[Objective]: The listing below begins with the first line you should copy; stop after the line containing "const traces = [];", and drop every picture.

[Figure scripts]
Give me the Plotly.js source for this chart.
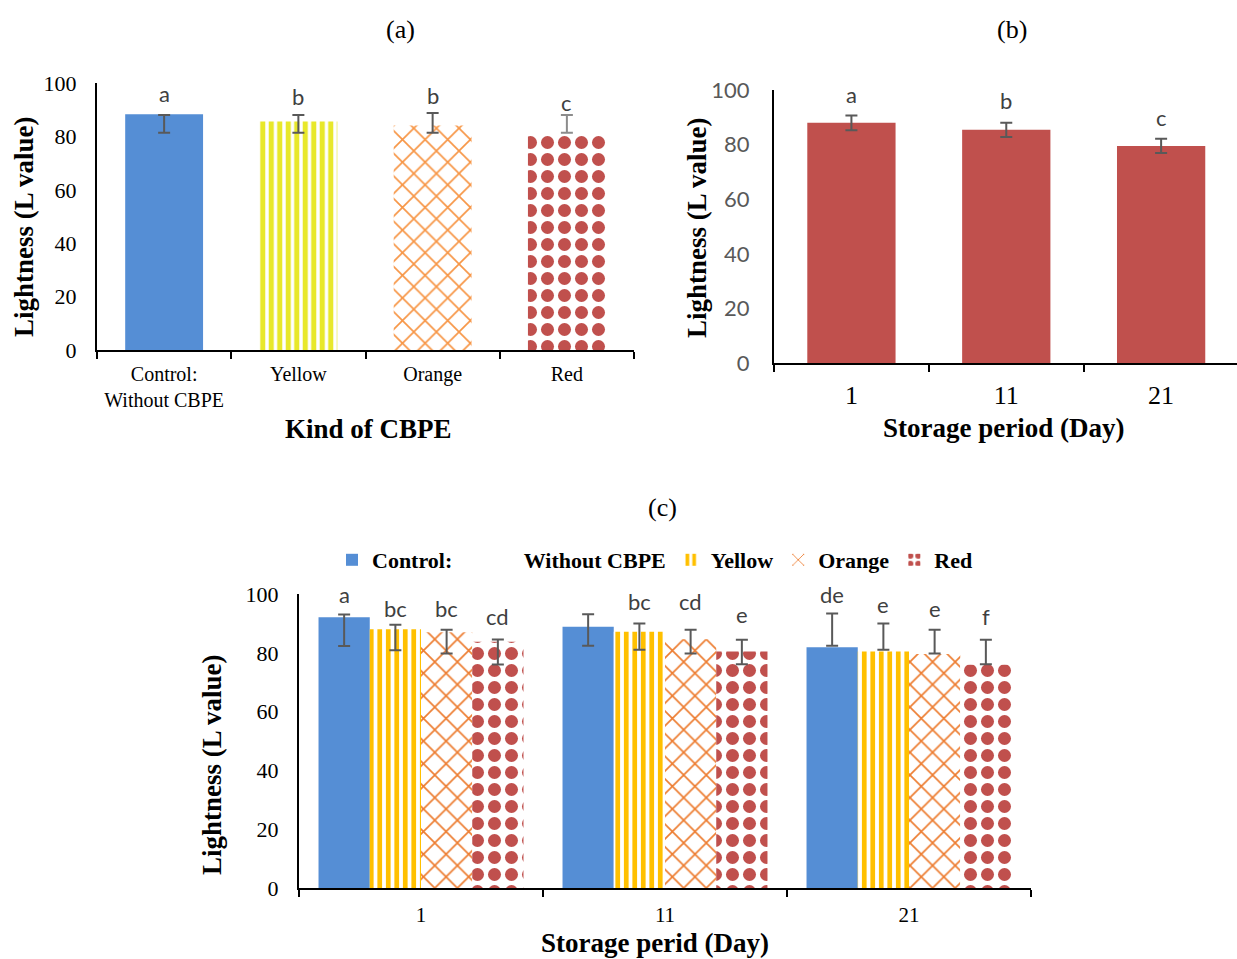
<!DOCTYPE html>
<html>
<head>
<meta charset="utf-8">
<script src="https://cdn.plot.ly/plotly-3.0.1.min.js"></script>
<style>html,body{margin:0;padding:0;background:#fff}#chart{width:1237px;height:959px}</style>
</head>
<body>
<div id="chart"></div>
<script>
// ---------- Panel (a): Kind of CBPE ----------
const catsA = ['Control:<br>Without CBPE', 'Yellow', 'Orange', 'Red'];
const valA = [88.3, 85.6, 84.1, 80.7];
const errHiA = [88.0, 88.0, 88.8, 88.0];
const errLoA = [81.4, 81.4, 81.4, 81.4];
const letA = ['a', 'b', 'b', 'c'];
const letYA = [96.0, 95.0, 95.3, 92.8];

// ---------- Panel (b): Storage period ----------
const catsB = ['1', '11', '21'];
const valB = [88.0, 85.4, 79.5];
const errB = [2.7, 2.6, 2.6];
const letB = ['a', 'b', 'c'];
const letYB = [98.2, 96.0, 89.8];

// ---------- Panel (c): Kind x Storage period ----------
const catsC = ['1', '11', '21'];
const namesC = ['Control:\u00A0\u00A0\u00A0\u00A0\u00A0\u00A0\u00A0\u00A0\u00A0\u00A0\u00A0\u00A0\u00A0Without CBPE', 'Yellow', 'Orange', 'Red'];
const controlC = [92.1, 88.9, 81.9];
const yellowC = [88.0, 87.2, 80.4];
const orangeC = [87.0, 84.6, 79.6];
const redC = [83.8, 80.4, 75.9];
const controlHiC = [93.0, 93.1, 93.4];
const controlLoC = [82.3, 82.4, 82.4];
const yellowHiC = [89.5, 90.0, 90.0];
const yellowLoC = [80.9, 81.0, 81.0];
const orangeHiC = [87.8, 87.8, 87.8];
const orangeLoC = [79.8, 79.8, 79.8];
const redHiC = [84.5, 84.4, 84.4];
const redLoC = [76.0, 76.1, 76.1];
const controlLetC = ['a', 'ab', 'de'];
const yellowLetC = ['bc', 'bc', 'e'];
const orangeLetC = ['bc', 'cd', 'e'];
const redLetC = ['cd', 'e', 'f'];
const controlLetYC = [99.7, 100.8, 99.7];
const yellowLetYC = [95.1, 97.4, 96.3];
const orangeLetYC = [95.1, 97.4, 95.1];
const redLetYC = [92.3, 92.9, 92.3];

// ---------- layout helpers ----------
const W = 1237, H = 959;
const xd = (a, b) => [a / W, Math.min(1, b / W)];
const yd = (top, bottom) => [1 - bottom / H, 1 - top / H];
const SERIF = 'Liberation Serif, Times New Roman, serif';
const SANS = 'Lato, Open Sans, sans-serif';
const ERRC = '#595959';
const BARGAP_C = 0.16;

const plus = (hi, v) => hi.map((h, i) => h - v[i]);
const minus = (lo, v) => lo.map((l, i) => v[i] - l);

const traces = [];

// Panel (a): one trace per bar, sharing one offset group so they stay centred
const styleA = [
  {color: '#558ED5', shape: '', fg: '#558ED5', bg: '#558ED5', size: 8, sol: 0.5, err: '#595959'},
  {color: '#FFFFFF', shape: '|', fg: '#E8E82A', bg: '#FFFFFF', size: 8.5, sol: 0.6, err: '#595959'},
  {color: '#FFFFFF', shape: 'x', fg: '#F79646', bg: '#FFFFFF', size: 16, sol: 0.2, err: '#595959'},
  {color: '#FFFFFF', shape: '.', fg: '#C0504D', bg: '#FFFFFF', size: 17, sol: 0.46, err: '#8C8C8C'}
];
catsA.forEach((c, i) => {
  const s = styleA[i];
  const marker = {color: s.color, line: {width: 0}};
  if (s.shape) marker.pattern = {shape: s.shape, fgcolor: s.fg, bgcolor: s.bg, fillmode: 'replace', size: s.size, solidity: s.sol};
  traces.push({
    type: 'bar', x: [c], y: [valA[i]], xaxis: 'x', yaxis: 'y', width: 0.58, offsetgroup: 'a',
    showlegend: false, hoverinfo: 'skip', marker: marker,
    error_y: {type: 'data', symmetric: false, array: [errHiA[i] - valA[i]], arrayminus: [valA[i] - errLoA[i]],
              color: s.err, thickness: 2, width: 6}
  });
});

// Panel (b)
traces.push({
  type: 'bar', x: catsB, y: valB, xaxis: 'x2', yaxis: 'y2', width: 0.57, showlegend: false,
  hoverinfo: 'skip',
  marker: {color: '#C0504D', line: {width: 0}},
  error_y: {type: 'data', array: errB, color: ERRC, thickness: 2, width: 6}
});

// Panel (c)
const seriesC = [
  {y: controlC, hi: controlHiC, lo: controlLoC, color: '#558ED5', shape: '', fg: '#558ED5', bg: '#558ED5', size: 8, sol: 0.5},
  {y: yellowC, hi: yellowHiC, lo: yellowLoC, color: '#FFFFFF', shape: '|', fg: '#FFC000', bg: '#FFFFFF', size: 8.5, sol: 0.55},
  {y: orangeC, hi: orangeHiC, lo: orangeLoC, color: '#FFFFFF', shape: 'x', fg: '#ED7D31', bg: '#FFFFFF', size: 16, sol: 0.2},
  {y: redC, hi: redHiC, lo: redLoC, color: '#FFFFFF', shape: '.', fg: '#C0504D', bg: '#FFFFFF', size: 17, sol: 0.46}
];
seriesC.forEach((s, k) => {
  const marker = {color: s.color, line: {width: 0}};
  if (s.shape) marker.pattern = {shape: s.shape, fgcolor: s.fg, bgcolor: s.bg, fillmode: 'replace', size: s.size, solidity: s.sol};
  traces.push({
    type: 'bar', name: namesC[k], x: catsC, y: s.y, xaxis: 'x3', yaxis: 'y3',
    hoverinfo: 'skip', marker: marker,
    error_y: {type: 'data', symmetric: false, array: plus(s.hi, s.y), arrayminus: minus(s.lo, s.y),
              color: ERRC, thickness: 2, width: 6}
  });
});

// ---------- annotations ----------
const ann = [];
const letterFont = {family: SANS, size: 22, color: '#404040'};
letA.forEach((t, i) => ann.push({xref: 'x', yref: 'y', x: i, y: letYA[i], text: t, showarrow: false, font: letterFont}));
letB.forEach((t, i) => ann.push({xref: 'x2', yref: 'y2', x: i, y: letYB[i], text: t, showarrow: false, font: letterFont}));
const letC = [controlLetC, yellowLetC, orangeLetC, redLetC];
const letYC = [controlLetYC, yellowLetYC, orangeLetYC, redLetYC];
const slot = (1 - BARGAP_C) / 4;
letC.forEach((arr, k) => arr.forEach((t, j) => ann.push({
  xref: 'x3', yref: 'y3', x: j + (k - 1.5) * slot, y: letYC[k][j], text: t, showarrow: false, font: letterFont
})));

const pAnn = (text, px, py, size, bold, angle) => ({
  xref: 'paper', yref: 'paper', x: px / W, y: 1 - py / H, xanchor: 'center', yanchor: 'middle',
  text: bold ? '<b>' + text + '</b>' : text, showarrow: false, textangle: angle || 0,
  font: {family: SERIF, size: size, color: '#000'}
});
ann.push(pAnn('(a)', 400, 30, 26, false));
ann.push(pAnn('(b)', 1012, 30, 26, false));
ann.push(pAnn('(c)', 662, 507, 26, false));
ann.push(pAnn('Lightness (L value)', 24, 227, 27, true, -90));
ann.push(pAnn('Lightness (L value)', 697, 228, 27, true, -90));
ann.push(pAnn('Lightness (L value)', 212, 765, 27, true, -90));
ann.push(pAnn('Kind of CBPE', 368, 429, 27, true));
ann.push(pAnn('Storage period (Day)', 1004, 428, 27, true));
ann.push(pAnn('Storage perid (Day)', 655, 943, 27, true));

const xCommon = {
  type: 'category', showline: true, linecolor: '#000', linewidth: 2, ticks: 'outside', tickson: 'boundaries',
  ticklen: 7, tickwidth: 2, tickcolor: '#000', showgrid: false, zeroline: false, fixedrange: true, tickangle: 0
};
const yCommon = {
  range: [0, 100], dtick: 20, showline: true, linecolor: '#000', linewidth: 2, ticks: '', showgrid: false,
  zeroline: false, fixedrange: true
};

const layout = {
  width: W, height: H, margin: {l: 0, r: 0, t: 0, b: 0},
  paper_bgcolor: '#fff', plot_bgcolor: 'rgba(0,0,0,0)',
  barmode: 'group', bargap: BARGAP_C, bargroupgap: 0,
  showlegend: true,
  legend: {
    orientation: 'h', x: 655 / W, y: 1 - 560 / H, xanchor: 'center', yanchor: 'middle',
    font: {family: SERIF, size: 22, color: '#000', weight: 'bold'}, itemwidth: 30, traceorder: 'normal',
    bgcolor: 'rgba(0,0,0,0)', itemclick: false, itemdoubleclick: false
  },
  xaxis: Object.assign({}, xCommon, {domain: xd(97, 634), anchor: 'y', range: [-0.5, 3.5],
    tickfont: {family: SERIF, size: 20, color: '#000'}, ticklabelstandoff: 5}),
  yaxis: Object.assign({}, yCommon, {domain: yd(83, 350), anchor: 'x',
    tickfont: {family: SERIF, size: 22, color: '#000'}, ticklabelstandoff: 14}),
  xaxis2: Object.assign({}, xCommon, {domain: xd(774, 1237), anchor: 'y2', range: [-0.5, 2.49],
    tickfont: {family: SERIF, size: 26, color: '#000'}, ticklabelstandoff: 8}),
  yaxis2: Object.assign({}, yCommon, {domain: yd(90, 363), anchor: 'x2',
    tickfont: {family: SANS, size: 22, color: '#595959'}, ticklabelstandoff: 18}),
  xaxis3: Object.assign({}, xCommon, {domain: xd(299, 1031), anchor: 'y3', range: [-0.5, 2.5],
    tickfont: {family: SERIF, size: 21, color: '#000'}, ticklabelstandoff: 7}),
  yaxis3: Object.assign({}, yCommon, {domain: yd(594, 888), anchor: 'x3',
    tickfont: {family: SERIF, size: 22, color: '#000'}, ticklabelstandoff: 14}),
  annotations: ann
};

Plotly.newPlot('chart', traces, layout, {staticPlot: true, displayModeBar: false});
</script>
</body>
</html>
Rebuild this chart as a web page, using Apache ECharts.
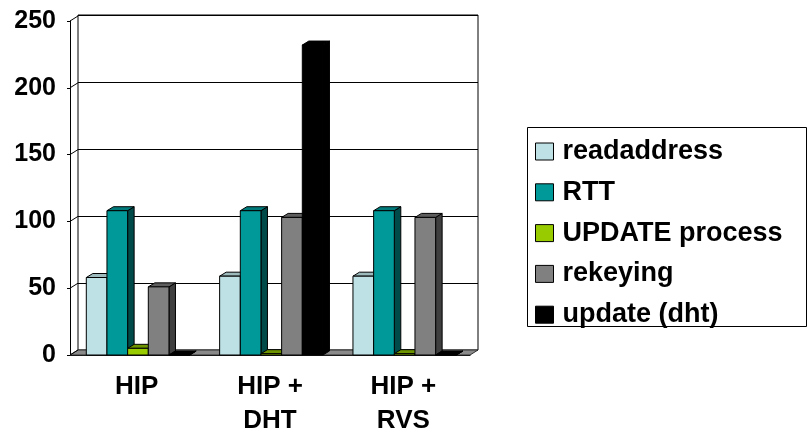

[Solution]:
Give me the Plotly.js source for this chart.
<!DOCTYPE html>
<html>
<head>
<meta charset="utf-8">
<script src="https://cdn.plot.ly/plotly-3.0.1.min.js"></script>
<style>html,body{margin:0;padding:0;background:#fff}#chart{width:1237px;height:959px}</style>
</head>
<body>
<div id="chart"></div>
<script>
// ---------- Panel (a): Kind of CBPE ----------
const catsA = ['Control:<br>Without CBPE', 'Yellow', 'Orange', 'Red'];
const valA = [88.3, 85.6, 84.1, 80.7];
const errHiA = [88.0, 88.0, 88.8, 88.0];
const errLoA = [81.4, 81.4, 81.4, 81.4];
const letA = ['a', 'b', 'b', 'c'];
const letYA = [96.0, 95.0, 95.3, 92.8];

// ---------- Panel (b): Storage period ----------
const catsB = ['1', '11', '21'];
const valB = [88.0, 85.4, 79.5];
const errB = [2.7, 2.6, 2.6];
const letB = ['a', 'b', 'c'];
const letYB = [98.2, 96.0, 89.8];

// ---------- Panel (c): Kind x Storage period ----------
const catsC = ['1', '11', '21'];
const namesC = ['Control:\u00A0\u00A0\u00A0\u00A0\u00A0\u00A0\u00A0\u00A0\u00A0\u00A0\u00A0\u00A0\u00A0Without CBPE', 'Yellow', 'Orange', 'Red'];
const controlC = [92.1, 88.9, 81.9];
const yellowC = [88.0, 87.2, 80.4];
const orangeC = [87.0, 84.6, 79.6];
const redC = [83.8, 80.4, 75.9];
const controlHiC = [93.0, 93.1, 93.4];
const controlLoC = [82.3, 82.4, 82.4];
const yellowHiC = [89.5, 90.0, 90.0];
const yellowLoC = [80.9, 81.0, 81.0];
const orangeHiC = [87.8, 87.8, 87.8];
const orangeLoC = [79.8, 79.8, 79.8];
const redHiC = [84.5, 84.4, 84.4];
const redLoC = [76.0, 76.1, 76.1];
const controlLetC = ['a', 'ab', 'de'];
const yellowLetC = ['bc', 'bc', 'e'];
const orangeLetC = ['bc', 'cd', 'e'];
const redLetC = ['cd', 'e', 'f'];
const controlLetYC = [99.7, 100.8, 99.7];
const yellowLetYC = [95.1, 97.4, 96.3];
const orangeLetYC = [95.1, 97.4, 95.1];
const redLetYC = [92.3, 92.9, 92.3];

// ---------- layout helpers ----------
const W = 1237, H = 959;
const xd = (a, b) => [a / W, Math.min(1, b / W)];
const yd = (top, bottom) => [1 - bottom / H, 1 - top / H];
const SERIF = 'Liberation Serif, Times New Roman, serif';
const SANS = 'Lato, Open Sans, sans-serif';
const ERRC = '#595959';
const BARGAP_C = 0.16;

const plus = (hi, v) => hi.map((h, i) => h - v[i]);
const minus = (lo, v) => lo.map((l, i) => v[i] - l);

const traces = [];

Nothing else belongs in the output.